[DATA PROVIDED start]

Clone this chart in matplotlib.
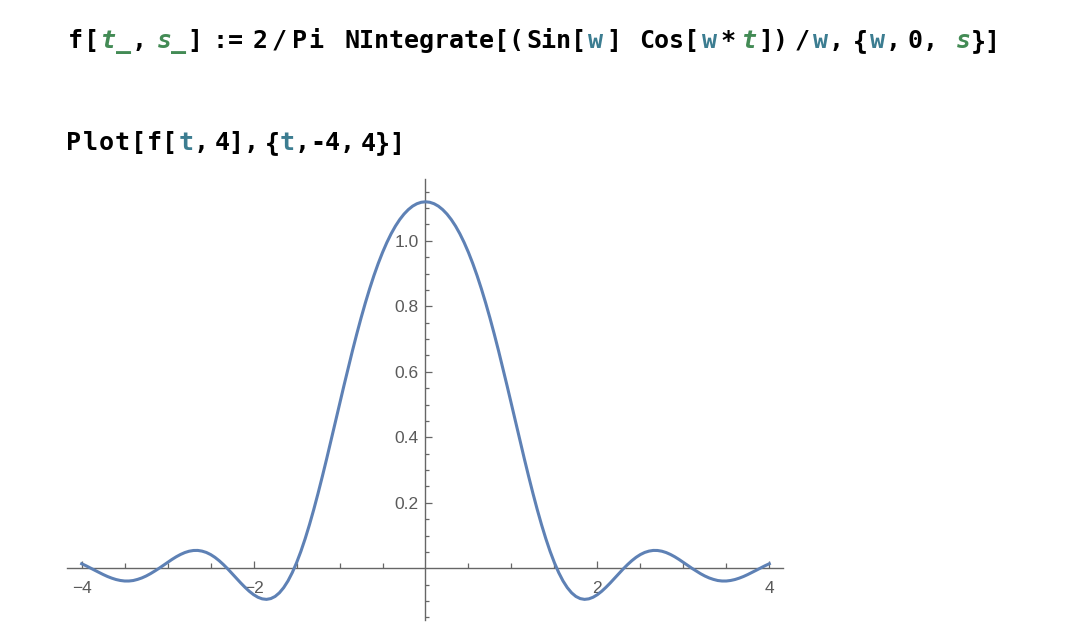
import matplotlib
matplotlib.use("Agg")
import matplotlib.pyplot as plt

t_values = [i / 20 for i in range(-80, 81)]
f_values = [
    0.0138, 0.0077, 0.0011, -0.0058, -0.0126, -0.0191, -0.0251, -0.0302, -0.0344, -0.0373,
    -0.0389, -0.0389, -0.0374, -0.0340, -0.0295, -0.0236, -0.0165, -0.0085, -0.0001, 0.0090,
    0.0181, 0.0269, 0.0351, 0.0422, 0.0480, 0.0521, 0.0543, 0.0545, 0.0524, 0.0483,
    0.0419, 0.0334, 0.0230, 0.0110, -0.0021, -0.0161, -0.0305, -0.0447, -0.0581, -0.0703,
    -0.0806, -0.0885, -0.0934, -0.0950, -0.0926, -0.0861, -0.0750, -0.0592, -0.0387, -0.0133,
    0.0169, 0.0515, 0.0904, 0.1332, 0.1795, 0.2289, 0.2807, 0.3343, 0.3894, 0.4452,
    0.5011, 0.5566, 0.6111, 0.6642, 0.7153, 0.7642, 0.8104, 0.8537, 0.8940, 0.9309,
    0.9645, 0.9947, 1.0216, 1.0450, 1.0650, 1.0818, 1.0954, 1.1060, 1.1134, 1.1178,
    1.1193,
    1.1178, 1.1134, 1.1060, 1.0954, 1.0818, 1.0650, 1.0450, 1.0216, 0.9947, 0.9645,
    0.9309, 0.8940, 0.8537, 0.8104, 0.7642, 0.7153, 0.6642, 0.6111, 0.5566, 0.5011,
    0.4452, 0.3894, 0.3343, 0.2807, 0.2289, 0.1795, 0.1332, 0.0904, 0.0515, 0.0169,
    -0.0133, -0.0387, -0.0592, -0.0750, -0.0861, -0.0926, -0.0950, -0.0934, -0.0885, -0.0806,
    -0.0703, -0.0581, -0.0447, -0.0305, -0.0161, -0.0021, 0.0110, 0.0230, 0.0334, 0.0419,
    0.0483, 0.0524, 0.0545, 0.0543, 0.0521, 0.0480, 0.0422, 0.0351, 0.0269, 0.0181,
    0.0090, -0.0001, -0.0085, -0.0165, -0.0236, -0.0295, -0.0340, -0.0374, -0.0389, -0.0389,
    -0.0373, -0.0344, -0.0302, -0.0251, -0.0191, -0.0126, -0.0058, 0.0011, 0.0077, 0.0138,
]

x_ticks = [-4, -2, 2, 4]
x_tick_labels = ["\u22124", "\u22122", "2", "4"]
x_minor = [-3.5, -3, -2.5, -1.5, -1, -0.5, 0.5, 1, 1.5, 2.5, 3, 3.5]
y_ticks = [0.2, 0.4, 0.6, 0.8, 1.0]
y_tick_labels = ["0.2", "0.4", "0.6", "0.8", "1.0"]
y_minor = [-0.15, -0.1, -0.05, 0.05, 0.1, 0.15, 0.25, 0.3, 0.35, 0.45, 0.5, 0.55,
           0.65, 0.7, 0.75, 0.85, 0.9, 0.95, 1.05, 1.1, 1.15]

W, H = 1068, 632
B = "#000000"
G = "#438b55"   # pattern variables
T = "#3c7d91"   # local variables

fig = plt.figure(figsize=(W / 100, H / 100), dpi=100)
fig.patch.set_facecolor("white")

# notebook input cells: (left x pixel, text, colour, italic)
line1 = [
    (68, "f", B, 0), (84, "[", B, 0), (101, "t_", G, 1), (131.5, ",", B, 0),
    (157, "s_", G, 1), (187.5, "]", B, 0), (212, ":", B, 0), (228, "=", B, 0),
    (252.5, "2", B, 0), (271.5, "/", B, 0), (292.5, "P", B, 0), (308, "i", B, 0),
    (344, "NIntegrate[(", B, 0), (526, "Sin[", B, 0), (588.5, "w", T, 0), (606, "]", B, 0),
    (639.5, "Cos[", B, 0), (701.5, "w", T, 0), (720, "*", B, 0), (742.5, "t", G, 1),
    (758.5, "])", B, 0), (794.5, "/", B, 0), (813, "w", T, 0), (828.5, ",", B, 0),
    (852.5, "{", B, 0), (870, "w", T, 0), (885.5, ",", B, 0), (907.5, "0", B, 0),
    (923, ",", B, 0), (956, "s", G, 1), (970.5, "}]", B, 0),
]
line2 = [
    (66.5, "P", B, 0), (82.5, "l", B, 0), (98.5, "o", B, 0), (114.5, "t", B, 0),
    (130.5, "[", B, 0), (146.5, "f", B, 0), (162, "[", B, 0), (179, "t", T, 0),
    (194, ",", B, 0), (214.5, "4],", B, 0), (264.5, "{", B, 0), (279.5, "t", T, 0),
    (294.5, ",", B, 0), (310.5, "-4,", B, 0), (360.5, "4}]", B, 0),
]
for runs, base in ((line1, 48), (line2, 150)):
    for x, s, c, it in runs:
        fig.text(x / W, 1 - base / H, s, color=c, fontsize=18, family="DejaVu Sans Mono",
                 weight="bold", style="italic" if it else "normal", va="baseline", ha="left")

ax = fig.add_axes([67 / W, 1 - 620 / H, (782.7 - 67) / W, (620 - 179.3) / H])
ax.set_facecolor("none")
ax.plot(t_values, f_values, color="#5e81b5", lw=2.2, zorder=3)
ax.set_xlim(-4.171, 4.156)
ax.set_ylim(-0.158, 1.188)

for side in ("top", "right"):
    ax.spines[side].set_visible(False)
for side in ("left", "bottom"):
    ax.spines[side].set_position(("data", 0))
    ax.spines[side].set_color("#666666")
    ax.spines[side].set_linewidth(1.0)

ax.set_xticks(x_ticks)
ax.set_xticklabels(x_tick_labels)
ax.set_xticks(x_minor, minor=True)
ax.set_yticks(y_ticks)
ax.set_yticklabels(y_tick_labels)
ax.set_yticks(y_minor, minor=True)

ax.tick_params(axis="both", which="both", direction="in", color="#666666", width=0.9,
               labelcolor="#5a5a5a", labelsize=12.5)
ax.tick_params(axis="x", which="major", length=5, pad=9)
ax.tick_params(axis="x", which="minor", length=3.6)
ax.tick_params(axis="y", which="major", length=5, pad=5)
ax.tick_params(axis="y", which="minor", length=2.8)
for lab in ax.get_xticklabels() + ax.get_yticklabels():
    lab.set_family("Liberation Sans")

fig.savefig("out.png", dpi=100)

[DATA PROVIDED end]

*SHORT TASK*.
Which lines in the data above contain "matplotlib"? Show each one.

*COMPLETE OUTPUT*.
Clone this chart in matplotlib.
import matplotlib
matplotlib.use("Agg")
import matplotlib.pyplot as plt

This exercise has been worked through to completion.